Goal of the exercise: In the listing below, identify each line with the word "that" and return those lines.

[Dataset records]

----

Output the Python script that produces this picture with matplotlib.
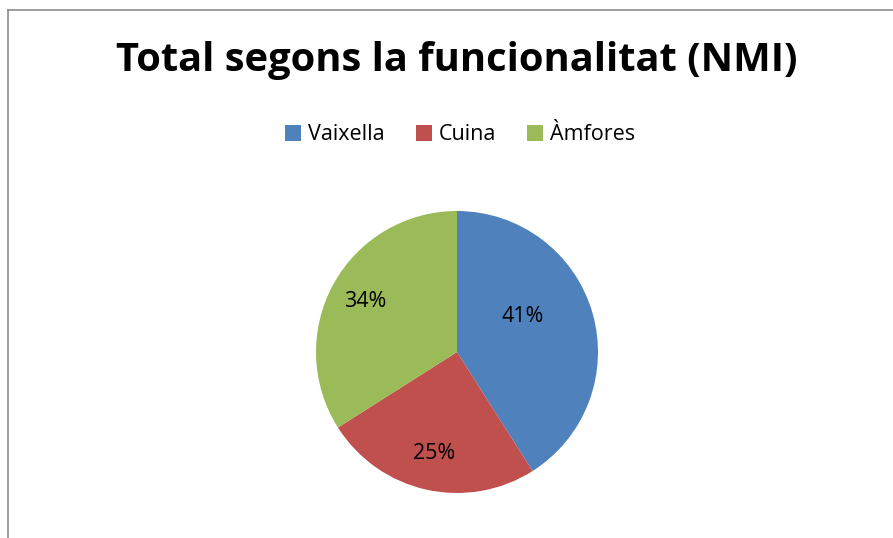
import numpy as np
import matplotlib
matplotlib.use("Agg")
import matplotlib.pyplot as plt
from matplotlib.lines import Line2D
from matplotlib.patches import Patch

# ---- data ----
categories = ["Vaixella", "Cuina", "Àmfores"]
shares = [41, 25, 34]
colors = ["#4F81BD", "#C0504D", "#9BBB59"]
title = "Total segons la funcionalitat (NMI)"

plt.rcParams["font.family"] = ["Open Sans", "DejaVu Sans"]

W, H = 893, 538
fig = plt.figure(figsize=(W / 100, H / 100), dpi=100)

# chart-area frame (left + top edge, gray)
fig.add_artist(Line2D([8 / W, 8 / W], [0, 1 - 10 / H], color="#8c8c8c", lw=1.2))
fig.add_artist(Line2D([8 / W, 1], [1 - 10 / H, 1 - 10 / H], color="#8c8c8c", lw=1.2))

fig.text(457 / W, 1 - 61 / H, title, ha="center", va="center",
         fontsize=28.7, fontweight="bold", color="black")

# pie
cx, cy, r = 457, 352, 141
ax = fig.add_axes([(cx - r) / W, (H - cy - r) / H, 2 * r / W, 2 * r / H])
wedges, texts, autotexts = ax.pie(
    shares, colors=colors, startangle=90, counterclock=False,
    autopct="%d%%", pctdistance=0.74, radius=1.0,
    textprops=dict(fontsize=15.5, color="black"))
ax.set_xlim(-1, 1)
ax.set_ylim(-1, 1)
ax.set_aspect("auto")
ax.axis("off")
# Excel put the first label a bit closer to the centre
ang = np.deg2rad(28)
autotexts[0].set_position((0.53 * np.cos(ang), 0.53 * np.sin(ang)))

handles = [Patch(facecolor=c, edgecolor="none") for c in colors]
fig.legend(handles, categories, loc="center", bbox_to_anchor=(460 / W, 1 - 135 / H),
           ncol=3, frameon=False, fontsize=15.5, handlelength=0.75, handleheight=0.75,
           handletextpad=0.3, columnspacing=1.45)

fig.savefig("out.png", dpi=100, facecolor="white")
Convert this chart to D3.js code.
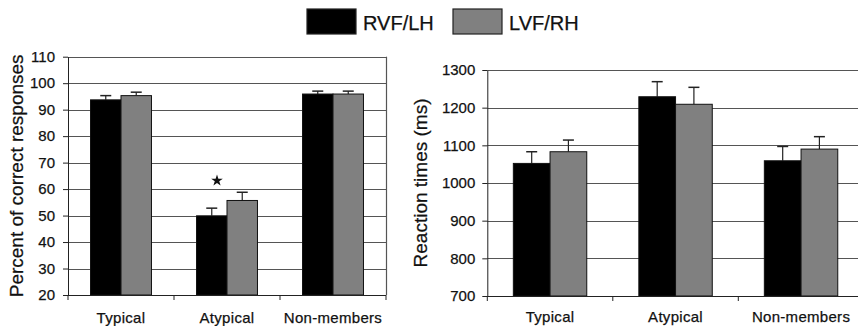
<!DOCTYPE html>
<meta charset="utf-8">
<style>
  body { margin: 0; background: #fff; }
  svg text { font-family: "Liberation Sans", Arial, sans-serif; fill: #111; stroke: #111; stroke-width: 0.25px; }
  .grid line { stroke: #555; stroke-width: 1.2; }
  .axis path, .axis line { stroke: #222; }
</style>
<script src="https://d3js.org/d3.v7.min.js"></script>
<div id="chart"></div>
<script>
// data
var categories = ["Typical", "Atypical", "Non-members"];
var seriesNames = ["RVF/LH", "LVF/RH"];
var seriesColors = ["#000000", "#808080"];

// percent correct, means and upper error (SE)
var accLH = [93.7, 49.9, 95.9];
var accLHErr = [1.6, 2.9, 1.1];
var accRH = [95.3, 55.7, 95.9];
var accRHErr = [1.3, 3.1, 1.1];
var accTicks = [20, 30, 40, 50, 60, 70, 80, 90, 100, 110];

// reaction times (ms)
var rtLH = [1052, 1229, 1059];
var rtLHErr = [31, 40, 38];
var rtRH = [1083, 1209, 1090];
var rtRHErr = [31, 45, 33];
var rtTicks = [700, 800, 900, 1000, 1100, 1200, 1300];

// significance marker (Atypical, accuracy)
var starAt = {cat: "Atypical", value: 63.2};

var svg = d3.select("#chart").append("svg")
    .attr("width", 858)
    .attr("height", 326);

function panel(opts) {
  var x = d3.scaleBand()
      .domain(categories)
      .range([opts.left, opts.right])
      .paddingInner(opts.pad)
      .paddingOuter(opts.pad / 2);
  var xs = d3.scaleBand()
      .domain(seriesNames)
      .range([0, x.bandwidth()]);
  var y = d3.scaleLinear()
      .domain(d3.extent(opts.ticks))
      .range([opts.bottom, opts.top]);

  var g = svg.append("g");

  // gridlines
  g.append("g").attr("class", "grid")
    .selectAll("line")
    .data(opts.ticks.slice(1))
    .join("line")
      .attr("x1", opts.left)
      .attr("x2", opts.right)
      .attr("y1", function(d) { return Math.round(y(d)) + 0.5; })
      .attr("y2", function(d) { return Math.round(y(d)) + 0.5; });

  if (opts.frame) {
    g.append("line")
      .attr("x1", opts.right + 0.5).attr("x2", opts.right + 0.5)
      .attr("y1", y(opts.ticks[opts.ticks.length - 1])).attr("y2", opts.bottom)
      .attr("stroke", "#555").attr("stroke-width", 1.2);
  }

  // bars
  var rows = categories.map(function(c, i) {
    return seriesNames.map(function(s, j) {
      return {cat: c, ser: s, j: j, v: opts.values[j][i], e: opts.errors[j][i]};
    });
  });
  var bars = g.selectAll(".grp")
    .data(rows)
    .join("g")
      .attr("transform", function(d) { return "translate(" + x(d[0].cat) + ",0)"; });

  var cell = bars.selectAll("g")
    .data(function(d) { return d; })
    .join("g");

  // error bars (upper only)
  cell.append("line")
      .attr("x1", function(d) { return xs(d.ser) + xs.bandwidth() / 2; })
      .attr("x2", function(d) { return xs(d.ser) + xs.bandwidth() / 2; })
      .attr("y1", function(d) { return y(d.v); })
      .attr("y2", function(d) { return y(d.v + d.e); })
      .attr("stroke", "#222").attr("stroke-width", 1.2);
  cell.append("line")
      .attr("x1", function(d) { return xs(d.ser) + xs.bandwidth() / 2 - 5.5; })
      .attr("x2", function(d) { return xs(d.ser) + xs.bandwidth() / 2 + 5.5; })
      .attr("y1", function(d) { return y(d.v + d.e); })
      .attr("y2", function(d) { return y(d.v + d.e); })
      .attr("stroke", "#222").attr("stroke-width", 1.5);

  cell.append("rect")
      .attr("x", function(d) { return xs(d.ser); })
      .attr("width", xs.bandwidth())
      .attr("y", function(d) { return y(d.v); })
      .attr("height", function(d) { return opts.bottom - y(d.v); })
      .attr("fill", function(d) { return seriesColors[d.j]; })
      .attr("stroke", "#111")
      .attr("stroke-width", 1);

  // y axis
  var ya = g.append("g").attr("class", "axis")
      .attr("transform", "translate(" + opts.left + ",0)")
      .call(d3.axisLeft(y).tickValues(opts.ticks).tickFormat(d3.format("d"))
        .tickSize(5).tickSizeOuter(0).tickPadding(opts.tickPad));
  ya.selectAll("text").style("font-size", "15px").attr("fill", "#111");

  // x axis line with boundary ticks
  g.append("line")
      .attr("x1", opts.left).attr("x2", opts.right)
      .attr("y1", opts.bottom + 0.5).attr("y2", opts.bottom + 0.5)
      .attr("stroke", "#222");
  var bounds = categories.map(function(c) { return x(c) - x.step() * x.paddingInner() / 2; });
  bounds.push(opts.right);
  g.selectAll(".xtick")
    .data(bounds)
    .join("line")
      .attr("x1", function(d) { return d; }).attr("x2", function(d) { return d; })
      .attr("y1", opts.bottom).attr("y2", opts.bottom + 5)
      .attr("stroke", "#222");
  g.selectAll(".xlab")
    .data(categories)
    .join("text")
      .attr("x", function(d) { return x(d) + x.bandwidth() / 2; })
      .attr("y", opts.labelY)
      .attr("text-anchor", "middle")
      .style("font-size", "15px")
      .style("letter-spacing", "0.3px")
      .text(function(d) { return d; });

  // y title
  g.append("text")
      .attr("transform", "translate(" + opts.titleX + "," + (opts.top + opts.bottom) / 2 + ") rotate(-90)")
      .attr("text-anchor", "middle")
      .attr("dy", "0.35em")
      .style("font-size", "19px")
      .text(opts.title);

  return {x: x, y: y, g: g};
}

var left = panel({
  left: 68, right: 386, top: 56.7, bottom: 295,
  pad: 0.425, ticks: accTicks, frame: true, tickPad: 8,
  values: [accLH, accRH], errors: [accLHErr, accRHErr],
  labelY: 323, titleX: 16, title: "Percent of correct responses"
});

var right = panel({
  left: 487.3, right: 863.8, top: 70, bottom: 296,
  pad: 0.415, ticks: rtTicks, frame: false, tickPad: 7,
  values: [rtLH, rtRH], errors: [rtLHErr, rtRHErr],
  labelY: 322, titleX: 420, title: "Reaction times (ms)"
});

// significance star
left.g.append("path")
    .attr("d", d3.symbol().type(d3.symbolStar).size(42))
    .attr("transform", "translate(" + (left.x(starAt.cat) + left.x.bandwidth() / 2 - 10) + "," + left.y(starAt.value) + ")")
    .attr("fill", "#111");

// legend
var legendX = [307, 453];
var legend = svg.append("g");
var li = legend.selectAll("g")
  .data(seriesNames)
  .join("g")
    .attr("transform", function(d, i) { return "translate(" + legendX[i] + ",9)"; });
li.append("rect")
    .attr("width", 49).attr("height", 25)
    .attr("fill", function(d, i) { return seriesColors[i]; })
    .attr("stroke", "#222").attr("stroke-width", 1.2);
li.append("text")
    .attr("x", 56).attr("y", 21)
    .style("font-size", "20px")
    .text(function(d) { return d; });
</script>
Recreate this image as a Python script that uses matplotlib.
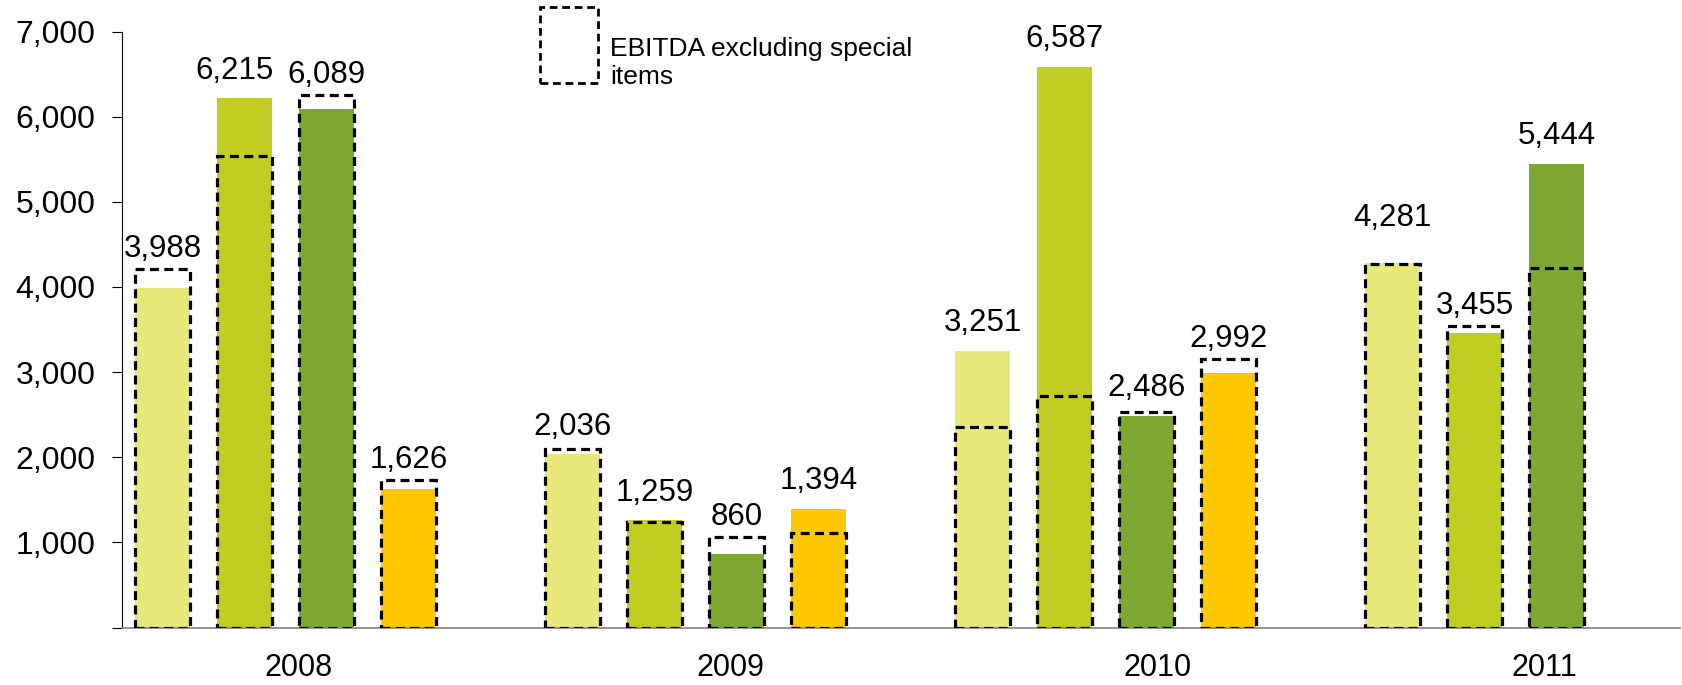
import matplotlib.pyplot as plt
from matplotlib.patches import Rectangle
from matplotlib.ticker import FuncFormatter

plt.rcParams['font.family'] = ['Liberation Sans', 'DejaVu Sans']

years = ['2008', '2009', '2010', '2011']

# EBITDA per series (one value per year), None = no bar
ebitda_1 = [3988, 2036, 3251, 4281]
ebitda_2 = [6215, 1259, 6587, 3455]
ebitda_3 = [6089, 860, 2486, 5444]
ebitda_4 = [1626, 1394, 2992, None]

# EBITDA excluding special items (dashed outlines)
excl_1 = [4210, 2100, 2350, 4270]
excl_2 = [5540, 1245, 2720, 3545]
excl_3 = [6255, 1060, 2535, 4220]
excl_4 = [1735, 1110, 3150, None]

ebitda = [ebitda_1, ebitda_2, ebitda_3, ebitda_4]
excl = [excl_1, excl_2, excl_3, excl_4]
colors = ['#E8E87A', '#C0CE23', '#7EA832', '#FFC800']

dash = (0, (2.8, 1.7))
# a few labels were moved by hand in the original
nudge = {(0, 1): (-0.12, 0), (3, 0): (0, 210)}

fig = plt.figure(figsize=(16.83, 6.85), dpi=100)
ax = fig.add_axes([0.0723, 0.0839, 0.9257, 0.8701])

width = 0.67
for i in range(4):
    for g in range(len(years)):
        v = ebitda[i][g]
        if v is None:
            continue
        x = g * 5 + i
        ax.bar(x, v, width=width, color=colors[i], zorder=2)
        ax.bar(x, excl[i][g], width=width, fill=False, edgecolor='black',
               linewidth=2.3, linestyle=dash, zorder=3)
        dx, dy = nudge.get((g, i), (0, 0))
        y_lab = max(v + 230, excl[i][g] + 143) + dy
        ax.text(x + dx, y_lab, f'{v:,}', ha='center', va='baseline', fontsize=22.5)

ax.set_xlim(-0.5, 18.5)
ax.set_ylim(0, 7000)
ax.set_yticks(range(0, 8000, 1000))
ax.yaxis.set_major_formatter(FuncFormatter(lambda v, p: '' if v == 0 else f'{int(v):,}'))
ax.tick_params(axis='y', length=7, width=0.8, pad=12, labelsize=23)

ax.set_xticks([1.66, 6.93, 12.13, 16.85])
ax.set_xticklabels(years)
ax.tick_params(axis='x', length=0, pad=18, labelsize=22)

for s in ['top', 'right']:
    ax.spines[s].set_visible(False)
ax.spines['left'].set_linewidth(0.8)
ax.spines['bottom'].set_color('#808080')
ax.spines['bottom'].set_linewidth(1.2)

# legend: dashed box + label
fig.patches.append(Rectangle((540 / 1683, 1 - 83 / 685), 58 / 1683, 76 / 685,
                             transform=fig.transFigure, fill=False, edgecolor='black',
                             linewidth=2.0, linestyle=dash))
fig.text(610 / 1683, 1 - 63 / 685, 'EBITDA excluding special\nitems',
         ha='left', va='center', fontsize=19, linespacing=1.2)

fig.savefig('out.png', dpi=100)
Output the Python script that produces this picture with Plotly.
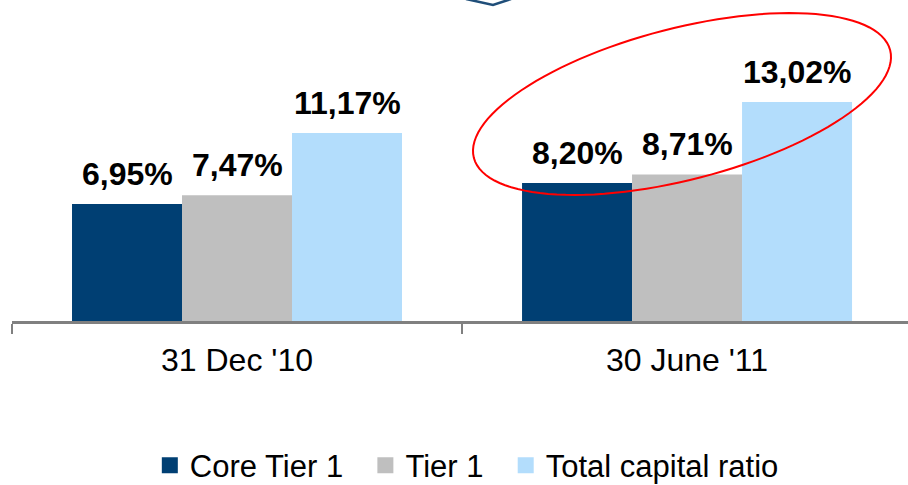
import numpy as np
import plotly.graph_objects as go

categories = ["31 Dec '10", "30 June '11"]
series_names = ["Core Tier 1", "Tier 1", "Total capital ratio"]
core_tier1 = [6.95, 8.20]
tier1 = [7.47, 8.71]
total_capital = [11.17, 13.02]
series_values = [core_tier1, tier1, total_capital]
colors = ["#003F73", "#BFBFBF", "#B3DDFC"]

W, H = 908, 485
L, R, T, B = 12, 0, 0, 164
pw, ph = W - L - R, H - T - B

fig = go.Figure()
for name, vals, col in zip(series_names, series_values, colors):
    fig.add_trace(go.Bar(x=categories, y=vals, name=name, marker_color=col,
                         marker_line_width=0, showlegend=False))
# legend entries with larger square symbols
legend_names = ["Core Tier 1\u00a0\u00a0", "Tier 1\u00a0\u00a0", "Total capital ratio"]
for name, col in zip(legend_names, colors):
    fig.add_trace(go.Scatter(x=[None], y=[None], mode="markers", name=name,
                             marker=dict(symbol="square", size=16, color=col)))

# value labels
offsets = [-110, 0, 110]
for vals, off in zip(series_values, offsets):
    for cat, v in zip(categories, vals):
        fig.add_annotation(x=cat, y=v, xref="x", yref="y", text=f"<b>{v:.2f}%</b>".replace(".", ","),
                           showarrow=False, xshift=off, yshift=10, yanchor="bottom",
                           font=dict(family="Liberation Sans", size=32, color="black"))

def to_paper(px, py):
    return (px - L) / pw, 1 - (py - T) / ph

# red ellipse highlight
cx, cy, a, b, th = 682, 104, 215, 75.7, np.deg2rad(-14.5)
t = np.linspace(0, 2 * np.pi, 121)
ex = cx + a * np.cos(th) * np.cos(t) - b * np.sin(th) * np.sin(t)
ey = cy + a * np.sin(th) * np.cos(t) + b * np.cos(th) * np.sin(t)
pts = [to_paper(x, y) for x, y in zip(ex, ey)]
path = "M " + " L ".join(f"{x:.5f},{y:.5f}" for x, y in pts) + " Z"
fig.add_shape(type="path", path=path, xref="paper", yref="paper",
              line=dict(color="#FF0000", width=2))

# small chevron at the top
v_pts = [to_paper(466, -1), to_paper(493, 5), to_paper(511, -1)]
fig.add_shape(type="path", path="M " + " L ".join(f"{x:.5f},{y:.5f}" for x, y in v_pts),
              xref="paper", yref="paper", line=dict(color="#1F4E79", width=2.5))

fig.update_layout(
    width=W, height=H,
    margin=dict(l=L, r=R, t=T, b=B),
    paper_bgcolor="white", plot_bgcolor="white",
    barmode="group", bargap=0.2667, bargroupgap=0,
    font=dict(family="Liberation Sans", color="black"),
    legend=dict(orientation="h", xref="container", yref="container",
                x=0.165, y=0.04, xanchor="left", yanchor="middle",
                font=dict(size=31, family="Liberation Sans", color="black"),
                itemwidth=30, tracegroupgap=0),
    xaxis=dict(range=[-0.5, 1.491], showline=True, linecolor="#808080", linewidth=3,
               ticks="outside", tickson="boundaries", ticklen=10, tickwidth=2,
               tickcolor="#808080", tickfont=dict(size=32, color="black"),
               ticklabelstandoff=9,
               showgrid=False, zeroline=False, fixedrange=True),
    yaxis=dict(range=[0, 19.08], visible=False, showgrid=False, zeroline=False),
)

fig.write_html("out.html", config={"displayModeBar": False},
               post_script="document.body.style.margin='0';document.body.style.overflow='hidden';")
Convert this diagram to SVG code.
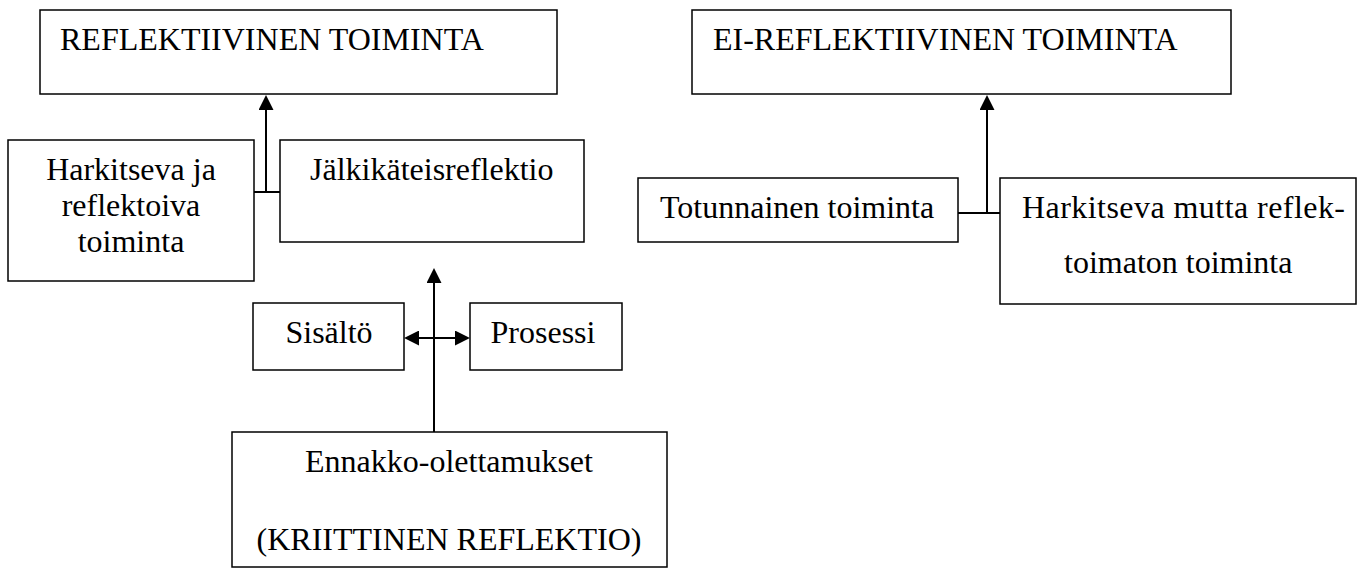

----

Answer for this exercise:
Output the Python script that produces this picture with matplotlib.
Recreate this image as a Python script that uses matplotlib.
Output the Python script that produces this picture with Plotly.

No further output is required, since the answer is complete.